Let me start with a personal anecdote:
For the first nearly 40 years of my life, I ate ice-creams, on numerous occasions. It was mostly in the company of others and I laughed at the 'numbness' my mouth felt after the ice-cream had swirled around a couple of times! At a not-so-young age of 37, I realized that I don't actually enjoy ice-creams at all! In fact, after thinking hard, I couldn't recollect a single occasion when I sought to eat ice-cream by myself. Pani-puri, vada pavs and momos occupied that esteemed position and continue to do till date!
Eating ice-cream had become a people-pleasing activity in my head.......and most of all, somehow the notion of "spending quality time with Ananth" got equated to talking over an ice-cream. While we went around, we made frequent visits to Corner House and I ate the same flavour of ice-cream for nearly 10 years! Once the realization struck that I didn't enjoy ice-creams, I promptly informed Ananth. If I say it baffled him, I'd be understating it!!!! Seriously so! He couldn't understand and believe that "I" did something without being into it 100% and that too, something this 'inconsequential'.
But the sky fall I was expecting didn't happen (I don't even know why I was expecting it though). He continued to love and enjoy his frozen dessert and I continued to talk with him, without a scoop in my hand! Me not eating ice-cream became a "fact" to live with and our lives went on as if nothing had happened!

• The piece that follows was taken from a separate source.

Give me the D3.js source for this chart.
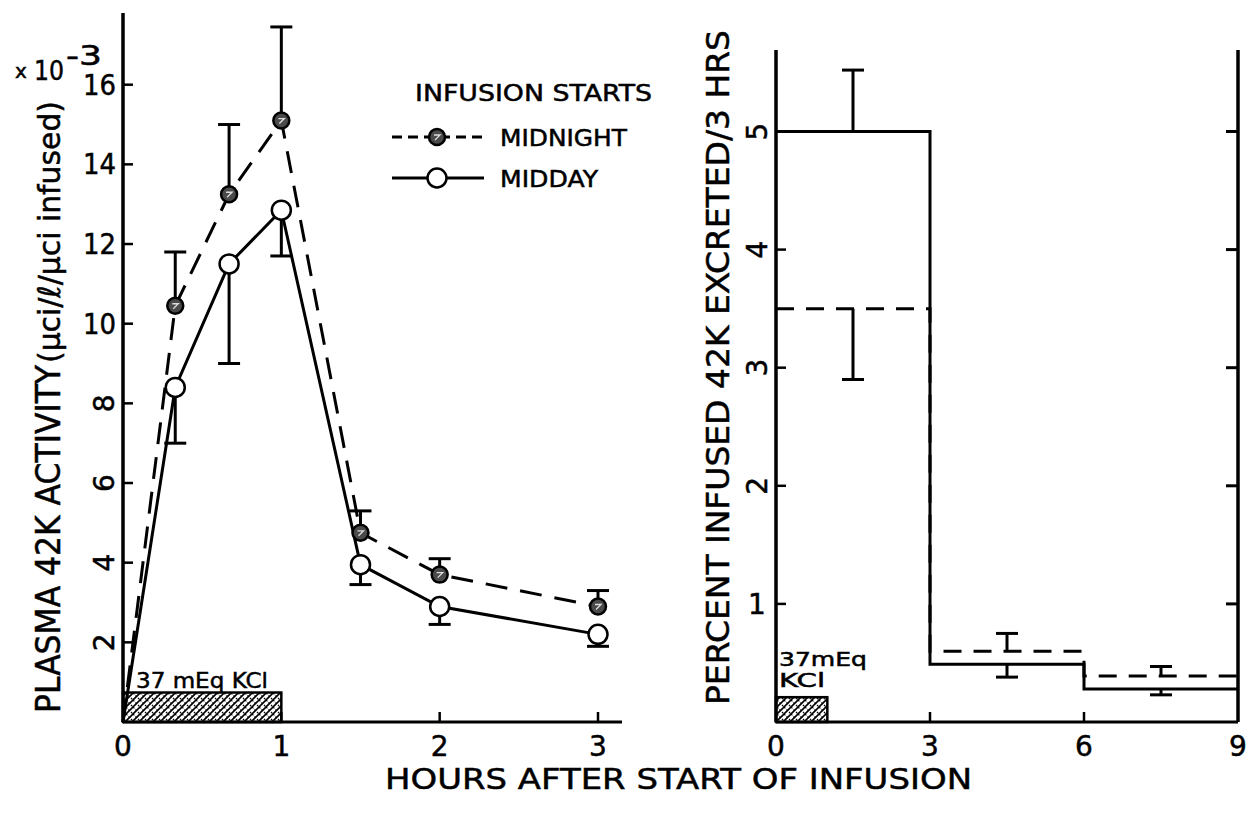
<!DOCTYPE html>
<html>
<head>
<meta charset="utf-8">
<script src="https://cdn.jsdelivr.net/npm/d3@7"></script>
<style>
  body { margin: 0; background: #fff; }
  svg text { font-family: 'DejaVu Sans', 'Liberation Sans', sans-serif; fill: #000; stroke: #000; stroke-width: 0.5; }
</style>
</head>
<body>
<div id="chart"></div>
<script>
// left panel: plasma activity, hours 0-3
var hoursL = [0, 0.33, 0.67, 1, 1.5, 2, 3];
var midnightL = [0, 10.45, 13.25, 15.1, 4.75, 3.7, 2.9];
var midnightErrL = [null, 11.8, 15.0, 17.45, 5.3, 4.1, 3.3];
var middayL = [0, 8.4, 11.5, 12.85, 3.95, 2.9, 2.2];
var middayErrL = [null, 7.0, 9.0, 11.7, 3.45, 2.45, 1.9];
var yTicksL = [2, 4, 6, 8, 10, 12, 14, 16];
var xTicksL = [0, 1, 2, 3];

// right panel: percent excreted per 3 hrs
var binStarts = [0, 3, 6];
var binWidth = 3;
var midnightR = [3.5, 0.6, 0.39];
var midnightErrR = [2.9, 0.75, 0.47];
var middayR = [5.0, 0.49, 0.28];
var middayErrR = [5.52, 0.38, 0.23];
var yTicksR = [1, 2, 3, 4, 5];
var xTicksR = [0, 3, 6, 9];

var infusionHours = 1;
var infusionBarL = 0.74, infusionBarR = 0.21;

var W = 1246, H = 813;
var lw = 3;

var svg = d3.select('#chart').append('svg')
  .attr('width', W).attr('height', H);

var defs = svg.append('defs');
var hatch = defs.append('pattern')
  .attr('id', 'hatch').attr('patternUnits', 'userSpaceOnUse')
  .attr('width', 7).attr('height', 7);
hatch.append('rect').attr('width', 7).attr('height', 7).attr('fill', '#fff');
hatch.append('path').attr('d', 'M0,7 L7,0 M-2,2 L2,-2 M5,9 L9,5')
  .attr('stroke', '#000').attr('stroke-width', 1.6);
hatch.append('path').attr('d', 'M0,0 L7,7')
  .attr('stroke', '#000').attr('stroke-width', 1.2).attr('stroke-dasharray', '2,1.5');

/* Left panel */

var xL = d3.scaleLinear().domain([0, 3]).range([123, 598]);
var yL = d3.scaleLinear().domain([0, 17.8]).range([722, 13]);

var gL = svg.append('g');

gL.append('rect')
  .attr('x', xL(0)).attr('y', yL(infusionBarL))
  .attr('width', xL(infusionHours) - xL(0)).attr('height', yL(0) - yL(infusionBarL))
  .attr('fill', 'url(#hatch)').attr('stroke', '#000').attr('stroke-width', 2.5);

gL.append('text').attr('x', 136).attr('y', 688)
  .attr('font-size', 22).attr('textLength', 132).attr('lengthAdjust', 'spacingAndGlyphs')
  .text('37 mEq KCl');

// axes
gL.append('line').attr('x1', xL(0)).attr('x2', xL(0)).attr('y1', yL(17.8)).attr('y2', yL(0))
  .attr('stroke', '#000').attr('stroke-width', 3.5);
gL.append('line').attr('x1', xL(0)).attr('x2', 622).attr('y1', yL(0)).attr('y2', yL(0))
  .attr('stroke', '#000').attr('stroke-width', 3);

yTicksL.forEach(function(v) {
  gL.append('line').attr('x1', xL(0)).attr('x2', xL(0) + 10).attr('y1', yL(v)).attr('y2', yL(v))
    .attr('stroke', '#000').attr('stroke-width', 2.5);
  if (v >= 10) {
    gL.append('text').attr('x', 116).attr('y', yL(v) + 10)
      .attr('text-anchor', 'end').attr('font-size', 28).attr('textLength', 33)
      .attr('lengthAdjust', 'spacingAndGlyphs').text(v);
  } else {
    gL.append('text').attr('transform', 'translate(114,' + yL(v) + ') rotate(-90)')
      .attr('text-anchor', 'middle').attr('font-size', 28).text(v);
  }
});
xTicksL.forEach(function(v) {
  if (v > 0) {
    gL.append('line').attr('x1', xL(v)).attr('x2', xL(v)).attr('y1', yL(0)).attr('y2', yL(0) - 10)
      .attr('stroke', '#000').attr('stroke-width', 2.5);
  }
  gL.append('text').attr('x', xL(v)).attr('y', 756)
    .attr('text-anchor', 'middle').attr('font-size', 28).text(v);
});

gL.append('text').attr('x', 15).attr('y', 78).attr('font-size', 20).text('x');
gL.append('text').attr('x', 34).attr('y', 80).attr('font-size', 27)
  .attr('textLength', 30).attr('lengthAdjust', 'spacingAndGlyphs').text('10');
gL.append('text').attr('x', 66).attr('y', 65).attr('font-size', 26)
  .attr('textLength', 36).attr('lengthAdjust', 'spacingAndGlyphs').text('-3');

gL.append('text').attr('transform', 'translate(60,713) rotate(-90)')
  .attr('font-size', 33).attr('textLength', 348).attr('lengthAdjust', 'spacingAndGlyphs')
  .text('PLASMA 42K ACTIVITY');
gL.append('text').attr('transform', 'translate(60,363) rotate(-90)')
  .attr('font-size', 31).attr('textLength', 262).attr('lengthAdjust', 'spacingAndGlyphs')
  .text('(μci/ℓ/μci infused)');

var lineL = d3.line().x(function(d) { return xL(d[0]); }).y(function(d) { return yL(d[1]); });

function errorBars(g, xs, vals, ends, xs_, ys_, cap) {
  xs.forEach(function(x, i) {
    if (ends[i] === null) return;
    g.append('line').attr('x1', xs_(x)).attr('x2', xs_(x)).attr('y1', ys_(vals[i])).attr('y2', ys_(ends[i]))
      .attr('stroke', '#000').attr('stroke-width', lw);
    g.append('line').attr('x1', xs_(x) - cap).attr('x2', xs_(x) + cap).attr('y1', ys_(ends[i])).attr('y2', ys_(ends[i]))
      .attr('stroke', '#000').attr('stroke-width', lw);
  });
}

errorBars(gL, hoursL, midnightL, midnightErrL, xL, yL, 11);
errorBars(gL, hoursL, middayL, middayErrL, xL, yL, 11);

gL.append('path').attr('d', lineL(d3.zip(hoursL, midnightL)))
  .attr('fill', 'none').attr('stroke', '#000').attr('stroke-width', lw)
  .attr('stroke-dasharray', '22,13');
gL.append('path').attr('d', lineL(d3.zip(hoursL, middayL)))
  .attr('fill', 'none').attr('stroke', '#000').attr('stroke-width', lw);

function midnightMarker(g, cx, cy) {
  g.append('circle').attr('cx', cx).attr('cy', cy).attr('r', 8)
    .attr('fill', '#4a4a4a').attr('stroke', '#000').attr('stroke-width', 2.5);
  g.append('path').attr('d', 'M' + (cx - 3) + ',' + (cy - 2) + ' L' + (cx + 3) + ',' + (cy - 2) + ' L' + (cx - 2) + ',' + (cy + 3))
    .attr('fill', 'none').attr('stroke', '#ddd').attr('stroke-width', 1.3);
}
function middayMarker(g, cx, cy) {
  g.append('circle').attr('cx', cx).attr('cy', cy).attr('r', 9.5)
    .attr('fill', '#fff').attr('stroke', '#000').attr('stroke-width', 2.5);
}

hoursL.forEach(function(h, i) {
  if (i === 0) return;
  midnightMarker(gL, xL(h), yL(midnightL[i]));
  middayMarker(gL, xL(h), yL(middayL[i]));
});

// legend
gL.append('text').attr('x', 415).attr('y', 101)
  .attr('font-size', 23).attr('textLength', 237).attr('lengthAdjust', 'spacingAndGlyphs')
  .text('INFUSION STARTS');
gL.append('line').attr('x1', 392).attr('x2', 486).attr('y1', 137).attr('y2', 137)
  .attr('stroke', '#000').attr('stroke-width', lw).attr('stroke-dasharray', '10,6');
midnightMarker(gL, 437, 137);
gL.append('text').attr('x', 500).attr('y', 146)
  .attr('font-size', 23).attr('textLength', 127).attr('lengthAdjust', 'spacingAndGlyphs')
  .text('MIDNIGHT');
gL.append('line').attr('x1', 392).attr('x2', 484).attr('y1', 178).attr('y2', 178)
  .attr('stroke', '#000').attr('stroke-width', lw);
middayMarker(gL, 437, 178);
gL.append('text').attr('x', 500).attr('y', 187)
  .attr('font-size', 23).attr('textLength', 98).attr('lengthAdjust', 'spacingAndGlyphs')
  .text('MIDDAY');

/* Right panel */

var xR = d3.scaleLinear().domain([0, 9]).range([776, 1238]);
var yR = d3.scaleLinear().domain([0, 5.69]).range([722, 50]);
var gR = svg.append('g');

gR.append('rect')
  .attr('x', xR(0)).attr('y', yR(infusionBarR))
  .attr('width', xR(infusionHours) - xR(0)).attr('height', yR(0) - yR(infusionBarR))
  .attr('fill', 'url(#hatch)').attr('stroke', '#000').attr('stroke-width', 2.5);
gR.append('text').attr('x', 779).attr('y', 666)
  .attr('font-size', 19).attr('textLength', 88).attr('lengthAdjust', 'spacingAndGlyphs').text('37mEq');
gR.append('text').attr('x', 779).attr('y', 687)
  .attr('font-size', 19).attr('textLength', 46).attr('lengthAdjust', 'spacingAndGlyphs').text('KCl');

[0, 9].forEach(function(v) {
  gR.append('line').attr('x1', xR(v)).attr('x2', xR(v)).attr('y1', yR(5.69)).attr('y2', yR(0))
    .attr('stroke', '#000').attr('stroke-width', 3.5);
});
gR.append('line').attr('x1', xR(0)).attr('x2', xR(9)).attr('y1', yR(0)).attr('y2', yR(0))
  .attr('stroke', '#000').attr('stroke-width', 3);

yTicksR.forEach(function(v) {
  gR.append('line').attr('x1', xR(0)).attr('x2', xR(0) + 10).attr('y1', yR(v)).attr('y2', yR(v))
    .attr('stroke', '#000').attr('stroke-width', 2.5);
  gR.append('line').attr('x1', xR(9)).attr('x2', xR(9) - 12).attr('y1', yR(v)).attr('y2', yR(v))
    .attr('stroke', '#000').attr('stroke-width', 3);
  if (v === 1) {
    gR.append('text').attr('x', 757).attr('y', yR(v) + 10)
      .attr('text-anchor', 'middle').attr('font-size', 28).text(v);
  } else {
    gR.append('text').attr('transform', 'translate(767,' + yR(v) + ') rotate(-90)')
      .attr('text-anchor', 'middle').attr('font-size', 28).text(v);
  }
});
xTicksR.forEach(function(v) {
  if (v > 0 && v < 9) {
    gR.append('line').attr('x1', xR(v)).attr('x2', xR(v)).attr('y1', yR(0)).attr('y2', yR(0) - 10)
      .attr('stroke', '#000').attr('stroke-width', 2.5);
  }
  gR.append('text').attr('x', xR(v)).attr('y', 756)
    .attr('text-anchor', 'middle').attr('font-size', 28).text(v);
});

gR.append('text').attr('transform', 'translate(729,705) rotate(-90)')
  .attr('font-size', 32).attr('textLength', 675).attr('lengthAdjust', 'spacingAndGlyphs')
  .text('PERCENT INFUSED 42K EXCRETED/3 HRS');

var stepR = d3.line().curve(d3.curveStepAfter)
  .x(function(d) { return xR(d[0]); }).y(function(d) { return yR(d[1]); });
var edges = binStarts.concat([binStarts[binStarts.length - 1] + binWidth]);

gR.append('path').attr('d', stepR(edges.map(function(e, i) { return [e, middayR[Math.min(i, middayR.length - 1)]]; })))
  .attr('fill', 'none').attr('stroke', '#000').attr('stroke-width', lw);
gR.append('path').attr('d', stepR(edges.map(function(e, i) { return [e, midnightR[Math.min(i, midnightR.length - 1)]]; })))
  .attr('fill', 'none').attr('stroke', '#000').attr('stroke-width', lw)
  .attr('stroke-dasharray', '18,12');

var mids = binStarts.map(function(b) { return b + binWidth / 2; });
errorBars(gR, mids, middayR, middayErrR, xR, yR, 11);
errorBars(gR, mids, midnightR, midnightErrR, xR, yR, 11);

// shared x title
svg.append('text').attr('x', 385).attr('y', 789)
  .attr('font-size', 29).attr('textLength', 587).attr('lengthAdjust', 'spacingAndGlyphs')
  .text('HOURS AFTER START OF  INFUSION');
</script>
</body>
</html>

This particular example made me think and gently examine the "non expression" of dissent in women around me, with the broader purpose of "Keeping the PEACE" and my amateur (at best) research scared the living daylights out of me! The number of things women would simply "do", just because the consequence of not doing them, or not falling in line was too dire made the world slip from beneath my feet!
While the podcast (that I mention earlier) talks about tyrants on a societal/national/international scale, my post addresses more of the garden variety tyranny, known mostly for labeling women "Too much", "Out of control", "Uncultured" and well.........."That bitch"! These 'small time' dictators are all around us, who are used to having their way, often at the expense of others.

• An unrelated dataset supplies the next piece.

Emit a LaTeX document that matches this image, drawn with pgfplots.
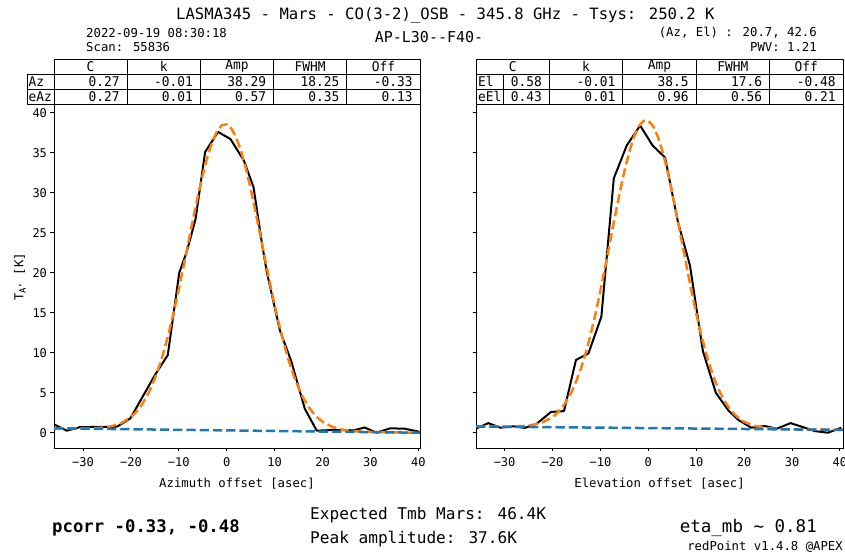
\documentclass[border=0pt]{standalone}
\usepackage{pgfplots}
\pgfplotsset{compat=1.18}
\usepackage{fontspec}
\setmainfont{DejaVu Sans Mono}
\newfontfamily\tbl[FakeStretch=0.96]{DejaVu Sans Mono}
\definecolor{mplorange}{HTML}{FF7F0E}
\definecolor{mplblue}{HTML}{1F77B4}
\newcommand{\TS}{\tbl\fontsize{13.4}{15}\selectfont}
\newcommand{\hc}[3]{\node[inner sep=0pt] at (#1,#2) {\TS #3};}
\newcommand{\dc}[3]{\node[anchor=east,inner sep=0pt] at (#1,#2) {\TS #3};}
\newcommand{\lc}[3]{\node[anchor=west,inner sep=0pt] at (#1,#2) {\TS #3};}

\pgfplotstableread{
x y
-36.0 1.04
-33.4 0.25
-30.6 0.70
-27.6 0.72
-22.9 0.75
-20.1 1.80
-14.9 7.30
-12.3 9.70
-9.9 20.0
-8.3 22.7
-6.5 26.7
-4.5 35.1
-1.8 37.6
0.8 36.7
3.6 34.0
5.6 30.7
7.4 23.5
8.4 20.0
11.1 12.8
13.5 8.9
16.3 3.0
18.8 0.25
22.2 0.35
26.5 0.30
28.8 0.65
31.3 0.00
34.1 0.55
37.2 0.50
40.3 0.10
}\azdata

\pgfplotstableread{
x y
-36 0.55
-32 0.53
-28 0.55
-26 0.63
-24 0.82
-22 1.21
-20 1.96
-19 2.53
-18 3.26
-17 4.20
-16 5.36
-15 6.78
-14 8.47
-13 10.44
-12 12.69
-11 15.21
-10 17.94
-9 20.83
-8 23.81
-7 26.78
-6 29.63
-5 32.26
-4 34.55
-3 36.40
-2 37.72
-1 38.45
0 38.55
1 38.01
2 36.87
3 35.18
4 33.02
5 30.48
6 27.68
7 24.72
8 21.72
9 18.78
10 15.97
11 13.36
12 11.00
13 8.92
14 7.12
15 5.59
16 4.34
17 3.31
18 2.49
19 1.86
20 1.38
22 0.74
24 0.40
26 0.23
28 0.14
30 0.10
34 0.05
38 0.02
41 0.00
}\azfit

\pgfplotstableread{
x y
-36.0 0.50
-33.4 1.20
-30.9 0.63
-28.1 0.80
-25.8 0.60
-23.3 1.13
-20.3 2.60
-17.6 2.70
-15.1 9.10
-12.5 9.90
-9.8 14.5
-7.2 31.8
-4.5 35.9
-1.7 38.4
0.9 35.9
3.5 34.4
6.2 26.3
8.7 20.9
11.4 10.2
14.1 5.0
16.7 2.8
18.8 1.6
21.5 0.63
24.3 0.84
26.8 0.50
29.7 1.20
32.3 0.70
34.8 0.20
37.5 0.00
40.3 0.63
}\eldata

\pgfplotstableread{
x y
-36 0.78
-32 0.76
-28 0.78
-26 0.84
-24 0.99
-22 1.31
-20 1.96
-19 2.47
-18 3.15
-17 4.02
-16 5.12
-15 6.50
-14 8.15
-13 10.12
-12 12.39
-11 14.93
-10 17.74
-9 20.73
-8 23.83
-7 26.93
-6 29.92
-5 32.68
-4 35.06
-3 36.97
-2 38.30
-1 38.99
0 39.00
1 38.33
2 37.00
3 35.11
4 32.72
5 29.98
6 26.98
7 23.87
8 20.76
9 17.75
10 14.93
11 12.35
12 10.06
13 8.07
14 6.39
15 5.00
16 3.87
17 2.98
18 2.29
19 1.76
20 1.37
22 0.87
24 0.63
26 0.51
28 0.45
30 0.42
34 0.39
38 0.37
41 0.35
}\elfit

\pgfplotsset{
  rpstyle/.style={
    scale only axis, anchor=south west,
    height=344pt,
    ymin=-1.91, ymax=41.09,
    axis line style={line width=0.9pt},
    xtick={-30,-20,-10,0,10,20,30,40},
    xticklabels={−30,−20,−10,0,10,20,30,40},
    ytick={0,5,10,15,20,25,30,35,40},
    xtick pos=left, ytick pos=left,
    tick align=outside,
    major tick length=3.5pt,
    tick style={line width=0.9pt, black},
    ticklabel style={font=\fontsize{12}{14}\selectfont},
    xticklabel style={yshift=-3pt},
    xlabel style={font=\fontsize{12.3}{14}\selectfont, yshift=-4pt},
    clip=true,
  },
  dataline/.style={black, line width=2pt, line join=round},
  fitline/.style={mplorange, line width=2.5pt, dash pattern=on 9.25pt off 4pt},
  baseline/.style={mplblue, line width=2.5pt, dash pattern=on 9.25pt off 4pt},
}

\begin{document}
\begin{tikzpicture}[x=1pt,y=1pt]
\useasboundingbox (0,0) rectangle (845,556);

% header texts
\node[anchor=west, inner sep=0pt] at (176,541) {\fontsize{15.6}{17}\selectfont LASMA345 - Mars - CO(3-2)\_OSB - 345.8 GHz - Tsys: 250.2 K};
\node[anchor=west, inner sep=0pt] at (86,523) {\fontsize{12.3}{14}\selectfont 2022-09-19 08:30:18};
\node[anchor=west, inner sep=0pt] at (86,509) {\fontsize{12.3}{14}\selectfont Scan: 55836};
\node[inner sep=0pt] at (429,519) {\fontsize{15}{16}\selectfont AP-L30-{}-F40-};
\node[anchor=east, inner sep=0pt] at (817,523) {\fontsize{12.3}{14}\selectfont (Az, El) : 20.7, 42.6};
\node[anchor=east, inner sep=0pt] at (817,509) {\fontsize{12.3}{14}\selectfont PWV: 1.21};

% left axis
\begin{axis}[rpstyle, at={(54pt,108pt)}, width=366pt,
  xmin=-36.05, xmax=40.35,
  yticklabels={0,5,10,15,20,25,30,35,40},
  xlabel={Azimuth offset [asec]}]
\addplot[dataline] table {\azdata};
\addplot[fitline] table {\azfit};
\addplot[baseline] coordinates {(-36.05,0.55) (40.35,0.0)};
\end{axis}

% right axis
\begin{axis}[rpstyle, at={(476pt,108pt)}, width=367pt,
  xmin=-35.97, xmax=40.65,
  yticklabels={},
  xlabel={Elevation offset [asec]}]
\addplot[dataline] table {\eldata};
\addplot[fitline] table {\elfit};
\addplot[baseline] coordinates {(-35.97,0.78) (40.65,0.35)};
\end{axis}

\node[rotate=90, inner sep=0pt] at (20,279) {\fontsize{12.3}{14}\selectfont T\raisebox{-0.35ex}{\fontsize{9}{10}\selectfont A'} [K]};

% left table
\begin{scope}[line width=0.9pt]
\draw[fill=white] (54,482) rectangle (420,497);
\draw[fill=white] (27,452) rectangle (420,482);
\foreach \xx in {54,127.2,200.4,273.6,346.8} {\draw (\xx,452) -- (\xx,497);}
\draw (27,467) -- (420,467);
\end{scope}
\hc{90.6}{489.5}{C}\hc{163.8}{489.5}{k}\hc{237}{489.5}{Amp}\hc{310.2}{489.5}{FWHM}\hc{383.4}{489.5}{Off}
\lc{28.5}{474.5}{Az}\lc{28.5}{459.5}{eAz}
\dc{119.9}{474.5}{0.27}\dc{193.1}{474.5}{-0.01}\dc{266.3}{474.5}{38.29}\dc{339.5}{474.5}{18.25}\dc{412.7}{474.5}{-0.33}
\dc{119.9}{459.5}{0.27}\dc{193.1}{459.5}{0.01}\dc{266.3}{459.5}{0.57}\dc{339.5}{459.5}{0.35}\dc{412.7}{459.5}{0.13}

% right table
\begin{scope}[line width=0.9pt]
\draw[fill=white] (476,452) rectangle (843,497);
\foreach \xx in {549.4,622.8,696.2,769.6} {\draw (\xx,452) -- (\xx,497);}
\draw (476,482) -- (843,482);
\draw (476,467) -- (843,467);
\draw (503,452) -- (503,482);
\end{scope}
\hc{512.7}{489.5}{C}\hc{586.1}{489.5}{k}\hc{659.5}{489.5}{Amp}\hc{732.9}{489.5}{FWHM}\hc{806.3}{489.5}{Off}
\lc{478}{474.5}{El}\lc{478}{459.5}{eEl}
\dc{542.1}{474.5}{0.58}\dc{615.5}{474.5}{-0.01}\dc{688.9}{474.5}{38.5}\dc{762.3}{474.5}{17.6}\dc{835.7}{474.5}{-0.48}
\dc{542.1}{459.5}{0.43}\dc{615.5}{459.5}{0.01}\dc{688.9}{459.5}{0.96}\dc{762.3}{459.5}{0.56}\dc{835.7}{459.5}{0.21}

% bottom texts
\node[anchor=west, inner sep=0pt] at (52,28) {\fontsize{17.3}{19}\selectfont\bfseries pcorr -0.33, -0.48};
\node[anchor=west, inner sep=0pt] at (310,41) {\fontsize{16.1}{18}\selectfont Expected Tmb Mars: 46.4K};
\node[anchor=west, inner sep=0pt] at (310,17) {\fontsize{16.1}{18}\selectfont Peak amplitude: 37.6K};
\node[anchor=east, inner sep=0pt] at (817,28) {\fontsize{17.5}{19}\selectfont eta\_mb \textasciitilde{} 0.81};
\node[anchor=east, inner sep=0pt] at (843,9) {\fontsize{12.3}{14}\selectfont redPoint v1.4.8 @APEX};
\end{tikzpicture}
\end{document}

Which silences are these?, you ask! Silence over the smallest of things, of no particular consequence to anyone, unless that anyone is a micromanaging, control-freak, megalomaniac! And our surroundings have got many of them! Take a cold hard look and Thou shall find these specimens!
As a Society, we haven't learnt (mostly) to separate the important from the unimportant. Marriage as a union of two people, who "can't live without each other" has become so glorified, that women literally won't do anything without their partners (yes, it often starts before marriage itself). The girls are advised to "sacrifice" their needs (wants are a far cry!) for the sake of keeping the husband "happy". His "permission" becomes an inevitable part of her life and anything she does without it will invite his wrath! Over the centuries, this has become a way of life..........like this:
This systematic culture of training our daughters to be submissive and agreeable and our boys entitled and insensitive has made our Society an unhappy place to live in. "She left her job for the sake of children, what a great mother!" has become a badge of honour! Or worse, "She does a full time job AND takes care of her house like a pro" has become a coveted title! The chronically tired women continue to hold the torch of sacrifice and silence aloft..........

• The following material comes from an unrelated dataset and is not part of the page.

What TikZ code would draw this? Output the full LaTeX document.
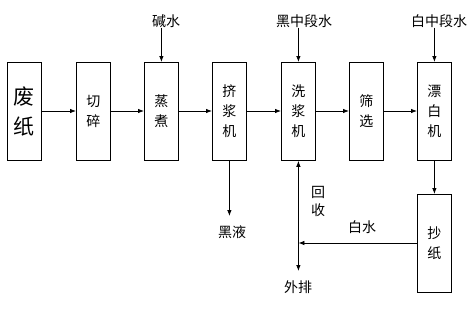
\documentclass[tikz,border=0pt]{standalone}
\usepackage{fontspec}
\newfontfamily\cjk{Noto Sans CJK SC}
\usetikzlibrary{arrows.meta}
\begin{document}
\begin{tikzpicture}[x=1pt,y=-1pt,
  box/.style={draw,line width=0.8pt,minimum width=34pt,minimum height=98pt,inner sep=0pt,anchor=north west,font=\cjk\fontsize{14}{20}\selectfont,align=center},
  lbl/.style={font=\cjk\fontsize{14}{16}\selectfont,inner sep=0pt},
  arr/.style={line width=0.8pt,-{Latex[length=6pt,width=4.5pt]}}]
\useasboundingbox (0,0) rectangle (475,309);
\node[box,font=\cjk\fontsize{21}{30}\selectfont] (b1) at (7,62) {废\\纸};
\node[box] (b2) at (76,62) {切\\碎};
\node[box] (b3) at (144,62) {蒸\\煮};
\node[box] (b4) at (212,62) {挤\\浆\\机};
\node[box] (b5) at (281,62) {洗\\浆\\机};
\node[box] (b6) at (349,62) {筛\\选};
\node[box] (b7) at (417,62) {漂\\白\\机};
\node[box,minimum height=98pt] (b8) at (417,194) {抄\\纸};
\foreach \a/\b in {b1/b2,b2/b3,b3/b4,b4/b5,b5/b6,b6/b7}
  \draw[arr] (\a.east |- 0,111) -- (\b.west |- 0,111);
\node[lbl] (t1) at (166,21) {碱水};
\node[lbl] (t2) at (304,21) {黑中段水};
\node[lbl] (t3) at (439,21) {白中段水};
\draw[arr] (t1.south -| b3) -- (b3.north);
\draw[arr] (t2.south -| b5) -- (b5.north);
\draw[arr] (t3.south -| b7) -- (b7.north);
\node[lbl] (t4) at (232,232) {黑液};
\coordinate (e4) at (b4.south |- 0,216);
\draw[arr] (b4.south) -- (e4);
\draw[arr] (b7.south) -- (b8.north);
\coordinate (j) at (b5.south |- 0,243);
\node[lbl] (t5) at (298,287) {外排};
\coordinate (e5) at (b5.south |- 0,271);
\draw[arr] (j) -- (b5.south);
\draw[arr] (j) -- (e5);
\draw[arr] (b8.west |- j) -- (j);
\node[lbl] (t6) at (362,227) {白水};
\node[lbl,align=center,font=\cjk\fontsize{14}{18}\selectfont] (t7) at (318,201) {回\\收};
\end{tikzpicture}
\end{document}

This silence of most women often distorts the perception of who they are, and given enough time, they join the ranks of people who no longer know or recognize themselves anymore. The peace in their house (read: the small-time dictators feeling happy) is heavily contingent on these women keeping their mouths shut and hands busy! Many of the older (or even younger) ones will even try to convince you that this silence is their "choice", that IS who they are. But you know what, I don't buy it! Dig deep enough, or catch them in a moment of vulnerability and they'll tell you, "What other choice did I have?"
"What other choice did I have?"
This statement often causes a lump in my throat! I know I can't change a thing in their lives, they've made their peace with this day-to-day bullying (and the golden cage rewards of lavish birthday and anniversary gifts!). But I've made a choice to voice my dissent, as often as I can, on as many avenues as I can, to as many tyrants as I come across. When you voice dissent, you give the victims of this casual patriarchy hope........when you stand up, it gives strength to another woman somewhere........
That old adage of "When you see something, say something"? This was my post for the same!